Keven Talks Sails: Sail Care for the Sailor
June 14, 2023
At the sail loft, we are always busy repairing and maintaining sails. Much of the damage we are fixing can be prevented with some simple sail handling tips.
Reduce Flogging
Flogging and flapping of sails degrades the structure and integrity of sail cloth. Our in-house cloth testing regime involves impact fluttering sailcloth that simulates aggressive tacks and flapping. In a ten minutes impact flutter session, up to half of the strength can be beaten out the sailcloth.
Fig 1 – Impact Flutter Tester
Reduce Sunlight Exposure
UV rays are the worst enemy of sails. With furling headsails, make sure the protective cover is on the outside of the roll! (Don’t laugh, every marina has some with the cover on the inside) With mainsails, keep the sail cover on as much as possible to protect from the exposure.
Fig 2 – UV damage
Eliminate Chafe
Check your rig by wiping it down with terry cloth rag. If it snags on anything, fix it. Sometimes it is a Phillips screw head with a burr from a slipping screwdriver, often a split pin, or a light fixture.

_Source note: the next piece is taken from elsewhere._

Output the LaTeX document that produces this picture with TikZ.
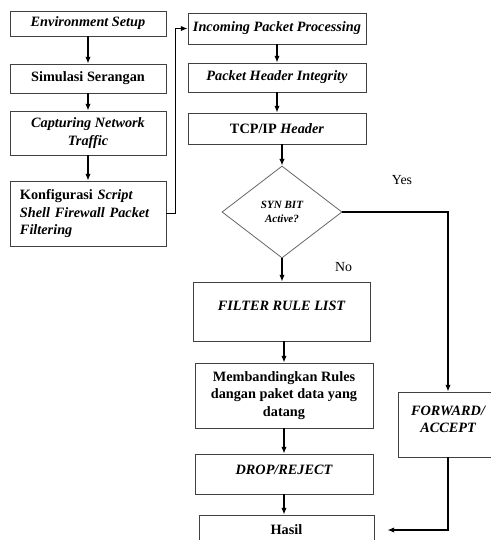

A file, a dab of silicone and some rigging tape will usually fix it. Try making leather spreader boots that slide nicely along sail cloth. Plastic tape or pvc boots can melt to the sail on quick tacks.
Fig 3 – Leather spreader boots
Change Sails and Reef
When you are overpowered with too much sail, you stretch and flutter your sails which leads to a shorter sail life. This is slow as well as hard on the equipment. Put up a smaller jib when it is windy and reef the main to keep the boat well balanced. Sailing sideways isn’t as fast as it feels!
Fig 4 – Wipeout
Leech Lines
Tension the leech lines just enough to stop any fluttering of the sail leeches. Make sure you let them off when you are done sailing and douse the sails for storage. Leaving them tight leaves small ridges that lead to sail bruising and horizontal wear lines.
Left: Fig 5 – Tight Leech Lines
Right: Fig 6 – Wear Lines
Halyard and Outhaul Tension
Having halyard tensioned correctly takes a load off of the mainsail slides and reduces wear on stitching and boltropes. A correctly tensioned headsail will have better shape and furl smoother with less wear on stitching. Ease them off after use to preserve the sail shape.